- **EXERCISE TASK**
Identify the lines that contain the word "this", then copy them.

- **DATA FOR PROCESSING**
-*-*-
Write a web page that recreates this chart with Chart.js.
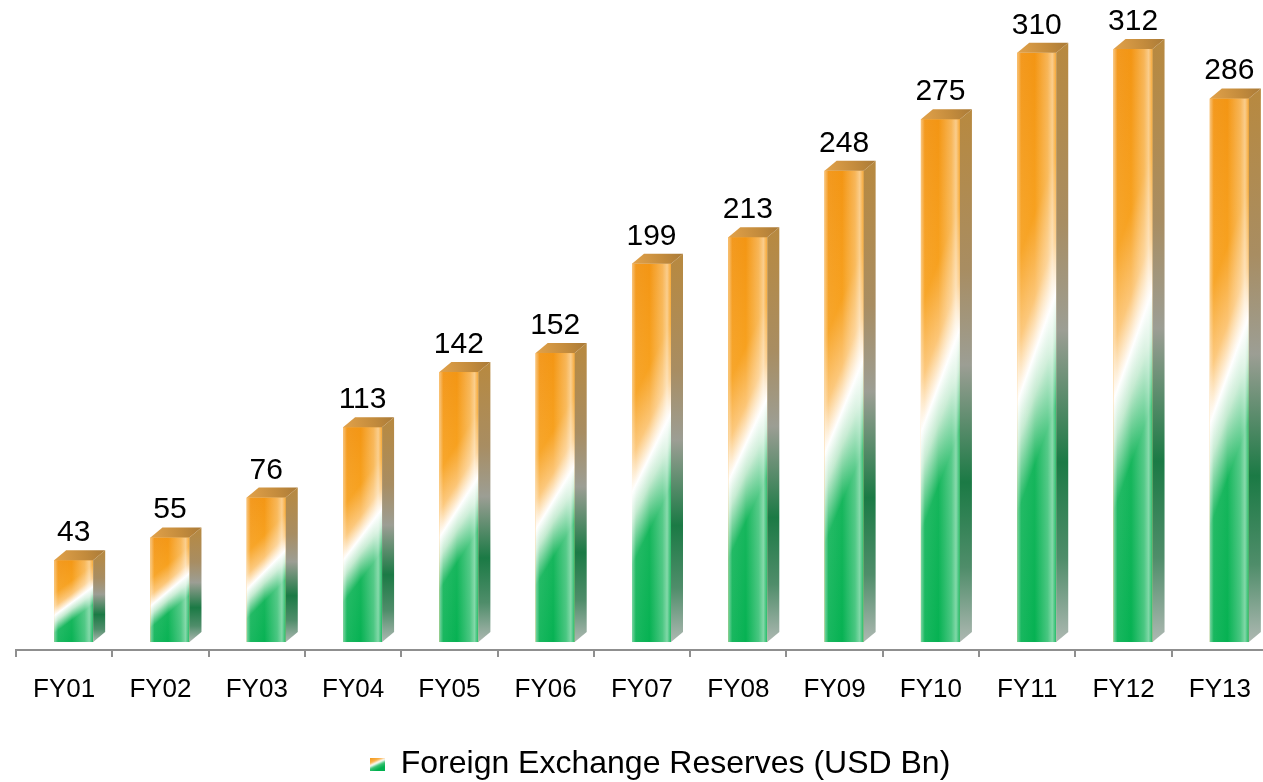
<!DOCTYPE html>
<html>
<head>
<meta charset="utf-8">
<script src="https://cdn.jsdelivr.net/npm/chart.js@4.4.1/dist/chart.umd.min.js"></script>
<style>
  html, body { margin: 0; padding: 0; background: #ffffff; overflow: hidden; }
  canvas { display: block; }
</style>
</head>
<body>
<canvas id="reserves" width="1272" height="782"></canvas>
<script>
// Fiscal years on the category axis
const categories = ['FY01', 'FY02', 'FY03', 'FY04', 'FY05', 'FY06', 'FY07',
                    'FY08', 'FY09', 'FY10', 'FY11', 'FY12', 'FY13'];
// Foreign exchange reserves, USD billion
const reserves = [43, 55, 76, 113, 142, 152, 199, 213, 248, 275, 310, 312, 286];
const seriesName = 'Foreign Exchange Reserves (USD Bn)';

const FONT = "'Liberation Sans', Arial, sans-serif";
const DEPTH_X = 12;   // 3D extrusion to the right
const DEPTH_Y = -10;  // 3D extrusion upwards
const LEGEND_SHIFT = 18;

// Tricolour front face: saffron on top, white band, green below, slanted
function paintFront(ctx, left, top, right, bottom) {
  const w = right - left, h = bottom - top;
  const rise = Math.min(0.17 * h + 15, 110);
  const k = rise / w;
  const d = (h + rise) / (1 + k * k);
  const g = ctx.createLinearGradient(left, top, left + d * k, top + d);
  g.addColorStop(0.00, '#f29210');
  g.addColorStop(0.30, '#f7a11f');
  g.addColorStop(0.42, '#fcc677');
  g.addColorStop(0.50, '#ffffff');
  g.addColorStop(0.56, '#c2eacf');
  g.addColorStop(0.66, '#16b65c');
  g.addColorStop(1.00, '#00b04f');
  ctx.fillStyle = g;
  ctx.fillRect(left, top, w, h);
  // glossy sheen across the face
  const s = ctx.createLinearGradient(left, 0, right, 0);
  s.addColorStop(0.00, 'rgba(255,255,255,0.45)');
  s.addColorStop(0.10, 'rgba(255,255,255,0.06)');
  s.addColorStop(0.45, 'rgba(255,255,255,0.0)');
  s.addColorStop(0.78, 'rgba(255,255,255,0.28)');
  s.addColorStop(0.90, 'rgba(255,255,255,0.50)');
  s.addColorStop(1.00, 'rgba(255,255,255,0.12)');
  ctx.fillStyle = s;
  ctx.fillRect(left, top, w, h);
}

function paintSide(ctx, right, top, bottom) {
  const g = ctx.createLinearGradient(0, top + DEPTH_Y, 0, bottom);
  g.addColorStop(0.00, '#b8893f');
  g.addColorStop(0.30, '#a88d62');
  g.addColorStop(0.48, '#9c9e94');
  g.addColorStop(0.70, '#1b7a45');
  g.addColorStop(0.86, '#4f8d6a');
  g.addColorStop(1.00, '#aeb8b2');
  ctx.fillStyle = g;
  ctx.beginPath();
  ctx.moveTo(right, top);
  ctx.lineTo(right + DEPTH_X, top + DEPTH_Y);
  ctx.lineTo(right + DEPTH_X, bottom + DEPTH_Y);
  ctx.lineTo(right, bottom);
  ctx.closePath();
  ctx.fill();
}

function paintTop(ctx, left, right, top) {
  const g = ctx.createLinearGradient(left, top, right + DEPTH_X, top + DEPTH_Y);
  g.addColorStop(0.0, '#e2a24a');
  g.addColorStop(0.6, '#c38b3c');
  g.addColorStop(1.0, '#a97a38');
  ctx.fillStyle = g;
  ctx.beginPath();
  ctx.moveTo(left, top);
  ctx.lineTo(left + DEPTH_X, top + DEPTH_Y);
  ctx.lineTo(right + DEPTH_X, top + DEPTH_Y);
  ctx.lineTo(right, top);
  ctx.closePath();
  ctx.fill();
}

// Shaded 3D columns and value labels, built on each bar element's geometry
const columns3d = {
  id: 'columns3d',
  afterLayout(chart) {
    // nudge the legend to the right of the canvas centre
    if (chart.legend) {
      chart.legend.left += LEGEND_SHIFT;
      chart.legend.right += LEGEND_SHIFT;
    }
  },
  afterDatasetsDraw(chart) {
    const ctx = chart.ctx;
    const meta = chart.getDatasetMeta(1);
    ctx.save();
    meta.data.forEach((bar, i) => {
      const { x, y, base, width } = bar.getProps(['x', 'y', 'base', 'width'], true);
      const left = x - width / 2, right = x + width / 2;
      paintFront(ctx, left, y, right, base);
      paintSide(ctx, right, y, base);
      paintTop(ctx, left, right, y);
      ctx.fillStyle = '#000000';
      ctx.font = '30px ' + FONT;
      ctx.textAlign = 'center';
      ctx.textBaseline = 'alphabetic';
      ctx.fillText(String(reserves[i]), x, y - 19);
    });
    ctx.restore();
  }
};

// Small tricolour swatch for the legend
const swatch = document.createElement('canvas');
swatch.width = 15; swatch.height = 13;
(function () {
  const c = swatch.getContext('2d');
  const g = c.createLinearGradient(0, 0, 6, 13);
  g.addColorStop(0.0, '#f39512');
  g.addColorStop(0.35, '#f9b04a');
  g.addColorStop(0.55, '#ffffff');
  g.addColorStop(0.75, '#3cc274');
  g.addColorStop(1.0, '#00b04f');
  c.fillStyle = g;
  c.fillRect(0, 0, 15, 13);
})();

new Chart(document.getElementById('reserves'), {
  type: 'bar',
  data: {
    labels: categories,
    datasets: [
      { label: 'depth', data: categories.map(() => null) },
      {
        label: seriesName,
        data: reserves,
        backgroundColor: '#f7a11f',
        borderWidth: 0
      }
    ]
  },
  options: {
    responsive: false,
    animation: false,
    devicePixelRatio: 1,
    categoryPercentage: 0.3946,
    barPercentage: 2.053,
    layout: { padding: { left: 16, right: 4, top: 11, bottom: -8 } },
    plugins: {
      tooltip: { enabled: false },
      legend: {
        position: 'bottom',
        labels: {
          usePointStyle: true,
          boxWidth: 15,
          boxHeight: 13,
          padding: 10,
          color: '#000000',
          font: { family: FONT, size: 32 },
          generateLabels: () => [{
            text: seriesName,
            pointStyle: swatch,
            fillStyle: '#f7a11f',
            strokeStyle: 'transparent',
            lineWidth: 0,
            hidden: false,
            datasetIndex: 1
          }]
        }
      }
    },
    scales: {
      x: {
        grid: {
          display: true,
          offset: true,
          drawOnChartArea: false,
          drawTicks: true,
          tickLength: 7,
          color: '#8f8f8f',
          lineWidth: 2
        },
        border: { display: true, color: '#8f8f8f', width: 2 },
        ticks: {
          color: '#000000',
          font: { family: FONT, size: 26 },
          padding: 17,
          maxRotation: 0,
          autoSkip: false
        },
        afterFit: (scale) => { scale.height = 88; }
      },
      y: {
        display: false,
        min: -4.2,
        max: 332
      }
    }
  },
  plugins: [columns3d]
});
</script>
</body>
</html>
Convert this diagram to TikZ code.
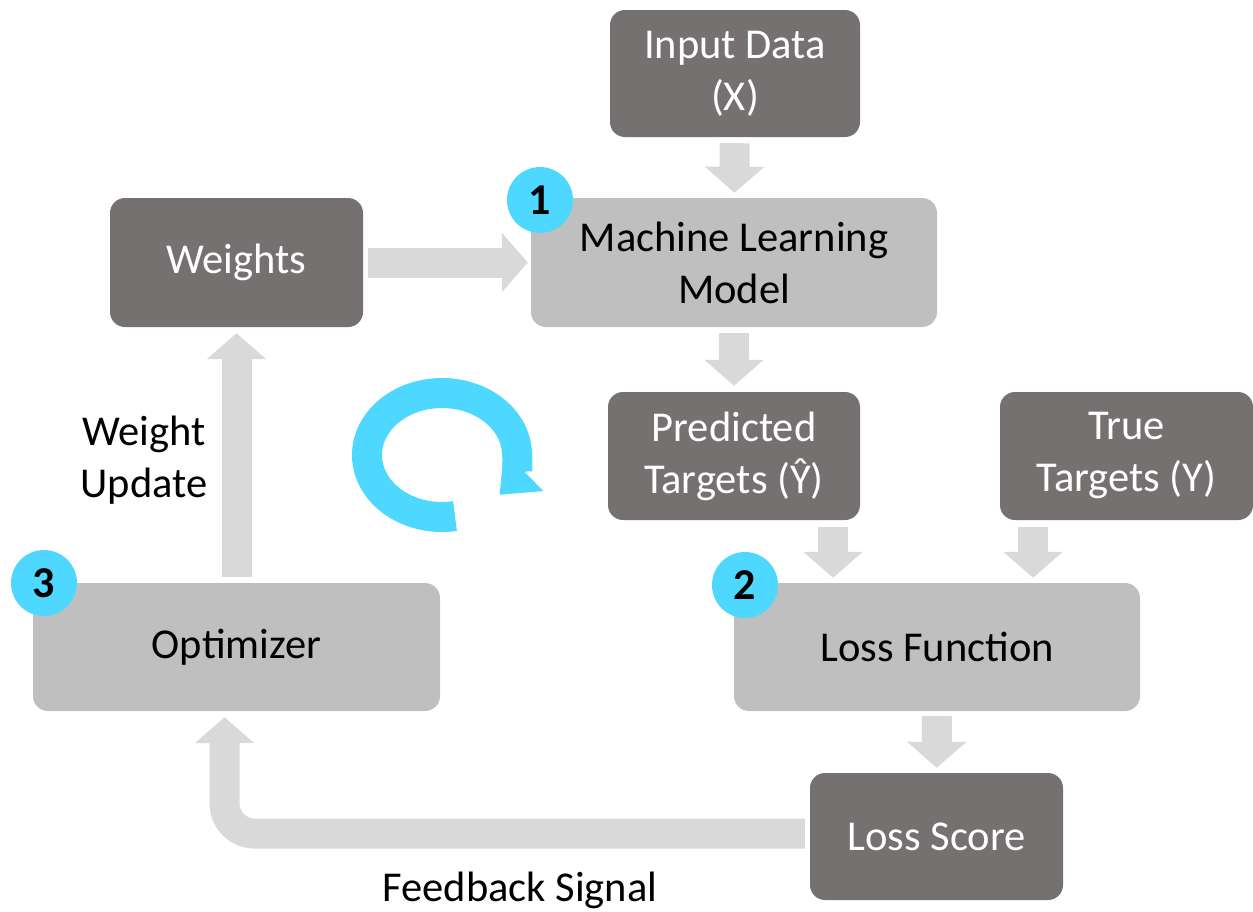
-*-*-
- **WRITTEN ANSWER**
Write a web page that recreates this chart with Chart.js.
Convert this diagram to TikZ code.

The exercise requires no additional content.